The title novella centers on man-crazy Natalie, a PR whiz, and her former grad school roommate Joey, an economist with no illusions. In league with them are Juliet the landscape designer, Nan the housewife cum volunteer and Dana the radio journalist. Five women couldn’t be more different, but these Fifty/Sixty Somethings have a morale-boosting credo: friends support friends. And support is very much needed as crises come and go: seductive gurus, pushy kids, spousal abuse, sexuality surprises, widowhood, coronaries, sexism, auto accidents, ageism and ageless self-doubt, to say nothing of the need for reassurance after hope-crushing experiences like this encounter between Joey and the only interesting man she’s met in years :
“The bare shoulders do get kissed, and those tiny silk straps are soooo in the way. Somehow we reach his bedroom, where the clothes come off. Oh! Oh! Oh! I’m with a man who knows how to make love, which turns me into a gloriously amorous creature. Oh yes, I think! Oh yes! Yes! This was worth waiting for. But there’s waiting and waiting. Eventually I am getting impatient, frustrated, annoyed, because he is not ready, not ready, not ready, and I am.”

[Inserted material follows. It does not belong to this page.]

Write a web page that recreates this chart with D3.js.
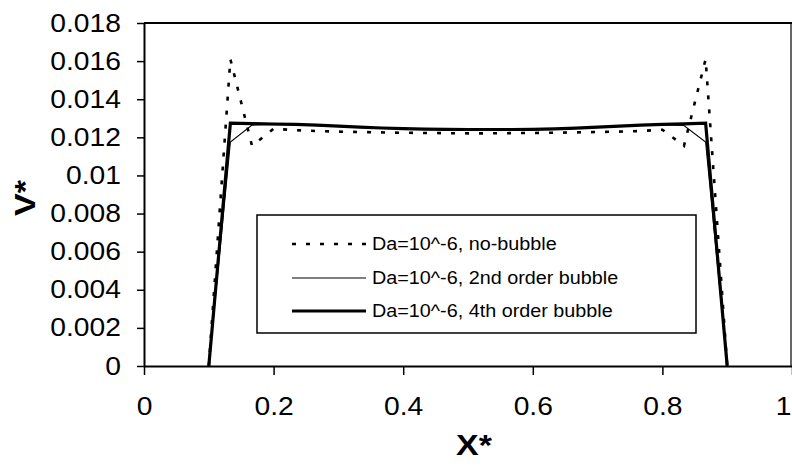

“Dangling Woman” introduces Penelope Strong whose life is in suspense while José Suarez, the District Attorney, prepares to charge her for the murder of her husband. Penelope’s case isn’t helped by a daughter who’s out to punish her or by José’s melange of motives. He’s running for Congress. Will a show trial help José trump an opponent who threatens to split the Hispanic vote, or will a Suarez family secret destroy him first? This is a story of jealousy, ambition, intertwined families and hard-fought politics in the small world of Northern New Mexico, and the endgame begins with a freak accident on a ski lift:
“Penelope has known District Attorney “José-call-me-Joe” Suarez for years and years. Of course, she’ll tell his detectives what happened to Harris and exactly how. They’ll believe her. They’ll be sympathetic.

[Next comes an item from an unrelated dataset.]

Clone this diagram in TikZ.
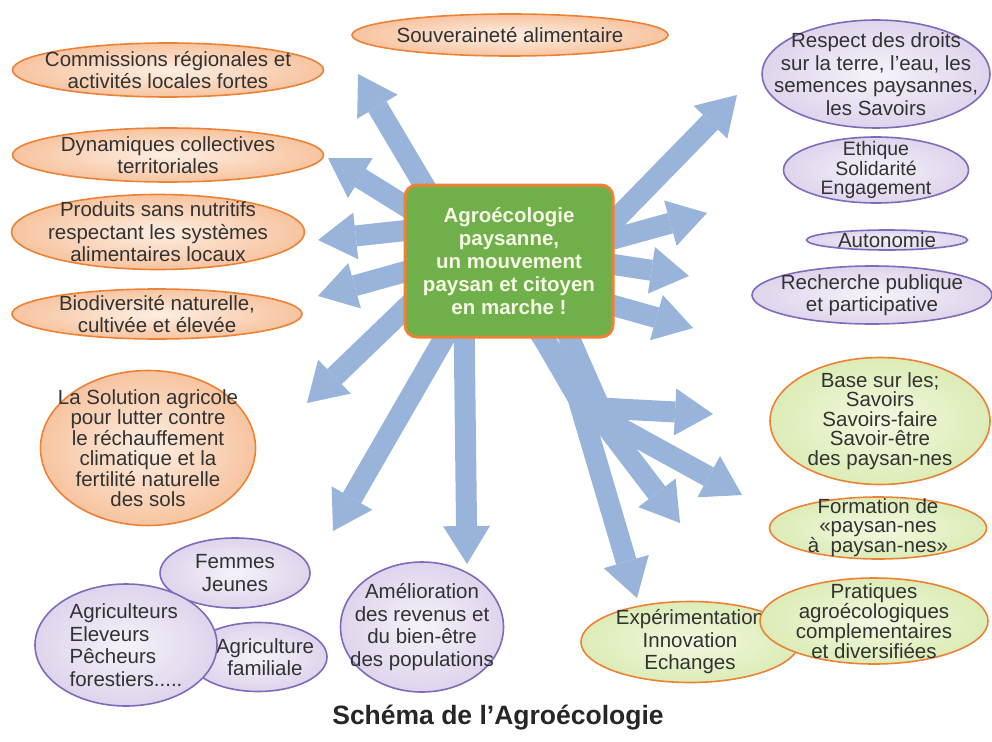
\documentclass[tikz,border=0pt]{standalone}
\usepackage{fontspec}
\setmainfont{Liberation Sans}
\usetikzlibrary{arrows.meta,shapes.geometric,backgrounds}
\definecolor{arrowblue}{RGB}{152,180,218}
\definecolor{hubgreen}{RGB}{112,176,74}
\definecolor{hubtext}{RGB}{246,247,228}
\definecolor{rimorange}{RGB}{236,130,54}
\definecolor{peachin}{RGB}{253,238,226}
\definecolor{peachout}{RGB}{247,196,160}
\definecolor{lilacin}{RGB}{246,242,250}
\definecolor{lilacout}{RGB}{222,212,236}
\definecolor{lilacrim}{RGB}{128,106,186}
\definecolor{limein}{RGB}{243,248,225}
\definecolor{limeout}{RGB}{220,236,182}
\definecolor{inkgray}{RGB}{50,50,50}

\begin{document}
\begin{tikzpicture}[x=1pt, y=-1pt,
  bubble/.style={ellipse, inner sep=-60pt, align=center, text=inkgray,
                 line width=1.6pt, font=\fontsize{20.5}{22.5}\selectfont},
  peachbub/.style={bubble, draw=rimorange, inner color=peachin, outer color=peachout},
  lilacbub/.style={bubble, draw=lilacrim, inner color=lilacin, outer color=lilacout},
  limebub/.style={bubble, draw=rimorange, inner color=limein, outer color=limeout},
  hubbox/.style={rectangle, rounded corners=12pt, draw=rimorange, line width=3pt,
                 fill=hubgreen, text=hubtext, align=center, inner sep=0pt,
                 font=\fontsize{20.5}{23}\selectfont\bfseries},
  arr/.style={draw=arrowblue, line width=21pt, line join=round, shorten <=-14pt,
              -{Triangle[length=38pt, width=47pt, line width=0pt]}},
  ttl/.style={font=\fontsize{26.5}{30}\selectfont\bfseries, text=black!85},
]
  \useasboundingbox (0,0) rectangle (992,741);

  % ---- Centre ----
  \node[hubbox, minimum width=208pt, minimum height=152pt] (hub) at (509,261)
      {Agroécologie\\paysanne,\\un mouvement\\paysan et citoyen\\en marche !};

  % ---- Left column ----
  \node[peachbub, minimum width=316pt, minimum height=42pt] (souv) at (510,35)
      {Souveraineté alimentaire};
  \node[peachbub, minimum width=311pt, minimum height=54pt] (comm) at (168,70)
      {Commissions régionales et\\activités locales fortes};
  \node[peachbub, minimum width=311pt, minimum height=54pt] (dyna) at (168,155)
      {Dynamiques collectives\\territoriales};
  \node[peachbub, minimum width=293pt, minimum height=75pt] (prod) at (158,232)
      {Produits sans nutritifs\\respectant les systèmes\\alimentaires locaux};
  \node[peachbub, minimum width=290pt, minimum height=50pt] (biod) at (157,314)
      {Biodiversité naturelle,\\cultivée et élevée};
  \node[peachbub, minimum width=215pt, minimum height=155pt,
        font=\fontsize{20.5}{20.5}\selectfont] (solu) at (148,448)
      {La Solution agricole\\pour lutter contre\\le réchauffement\\climatique et la\\fertilité naturelle\\des sols};

  % ---- Bottom left ----
  \node[lilacbub, minimum width=150pt, minimum height=70pt] (femm) at (235,573)
      {Femmes\\Jeunes};
  \node[lilacbub, minimum width=138pt, minimum height=69pt] (fami) at (258,657)
      {\hspace*{14pt}Agriculture\\\hspace*{14pt}familiale};
  \node[lilacbub, minimum width=182pt, minimum height=122pt, align=left] (agri) at (126,645)
      {Agriculteurs\\Eleveurs\\Pêcheurs\\forestiers.....};
  \node[lilacbub, minimum width=163pt, minimum height=130pt] (amel) at (422,627)
      {Amélioration\\des revenus et\\du bien-être\\des populations};

  % ---- Right column ----
  \node[lilacbub, minimum width=185pt, minimum height=66pt,
        font=\fontsize{19.5}{19.5}\selectfont] (ethi) at (876,170)
      {Ethique\\Solidarité\\Engagement};
  \node[lilacbub, minimum width=228pt, minimum height=108pt] (resp) at (876,74)
      {Respect des droits\\sur la terre, l'eau, les\\semences paysannes,\\les Savoirs};
  \node[lilacbub, minimum width=161pt, minimum height=20pt] (auto) at (887,240)
      {Autonomie};
  \node[lilacbub, minimum width=240pt, minimum height=58pt] (rech) at (872,295)
      {Recherche publique\\et participative};
  \node[limebub, minimum width=220pt, minimum height=127pt,
        font=\fontsize{20.5}{19.5}\selectfont] (base) at (880,421)
      {Base sur les;\\Savoirs\\Savoirs-faire\\Savoir-être\\des paysan-nes};
  \node[limebub, minimum width=217pt, minimum height=62pt,
        font=\fontsize{20.5}{18.5}\selectfont] (form) at (878,528)
      {Formation de\\«paysan-nes\\à\ \ paysan-nes»};
  \node[limebub, minimum width=218pt, minimum height=81pt] (expe) at (690,642)
      {Expérimentation\\Innovation\\Echanges};
  \node[limebub, minimum width=228pt, minimum height=86pt,
        font=\fontsize{20.5}{20}\selectfont] (prat) at (874,621)
      {Pratiques\\agroécologiques\\complementaires\\et diversifiées};

  % ---- Title ----
  \node[ttl] (titre) at (498,718) {Schéma de l'Agroécologie};

  % ---- Arrow ends ----
  \coordinate (tComm) at (358,74);
  \coordinate (tDyna) at (328,158);
  \coordinate (tProd) at (318,240);
  \coordinate (tBiod) at (318,296);
  \coordinate (tSolu) at (307,403);
  \coordinate (tFemm) at (333,531);
  \coordinate (tAmel) at (467,564);
  \coordinate (tResp) at (737,95);
  \coordinate (tEthi) at (707,213);
  \coordinate (tAuto) at (689,276);
  \coordinate (tRech) at (693,328);
  \coordinate (forkA) at (600,408);
  \coordinate (forkB) at (602,418);
  \coordinate (forkC) at (590,405);
  \coordinate (forkD) at (578,398);
  \coordinate (tBase) at (713,414);
  \coordinate (tForm) at (742,495);
  \coordinate (tPrat) at (680,523);
  \coordinate (tExpe) at (637,598);

  % ---- Arrows, behind everything ----
  \begin{scope}[on background layer]
    \draw[arr] (hub.138) -- (tComm);
    \draw[arr] (hub.152) -- (tDyna);
    \draw[arr] (hub.164) -- (tProd);
    \draw[arr] (hub.186) -- (tBiod);
    \draw[arr] (hub.205) -- (tSolu);
    \draw[arr] (hub.230) -- (tFemm);
    \draw[arr] (hub.240) -- (tAmel);
    \draw[arr] (hub.21) -- (tResp);
    \draw[arr] (hub.12) -- (tEthi);
    \draw[arr] (hub.358) -- (tAuto);
    \draw[arr] (hub.337) -- (tRech);
    % branching trunk
    \draw[arr] (hub.308) -- (forkA) -- (tBase);
    \draw[arr] (hub.308) -- (forkB) -- (tForm);
    \draw[arr] (hub.294) -- (forkC) -- (tPrat);
    \draw[arr] (hub.294) -- (forkD) -- (tExpe);
  \end{scope}
\end{tikzpicture}
\end{document}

“Neither is the case. What the guys are conducting is the classic grilling. She’s bereft. She’s dazed. She’s numb. A hapless bug is being poked and prodded by sadistic boys. She watches, fascinated, only gradually realizing that she’s the bug.
“In her real life, the life that’s been interrupted by this improbable accident, Penelope is an attorney. She knows the law. She calls the shots. Not now, though. José’s boys aren’t suffering from a comic overdose of tough guy crime scenarios, as she’d initially assumed. They are doing precisely what Suarez wants them to do.
“Oh my god! she thinks. Her spine straightens. Her eyes work the room. She’s herself again and very scared. Not only do I need a lawyer, she realizes, I need a lawyer with experience in murder cases. She asserts her right to representation…..”
The short story “Senior Moments” suggests that popular culture is way off base when it comes to memory lapses among the not so young. It reframes the notoriously distressing “senior moment” in a positive, even joyous way. This liberating inspiration comes to the narrator when she’s asked to care for a six year old grandson while her daughter-in-law attends a conference in a distant city.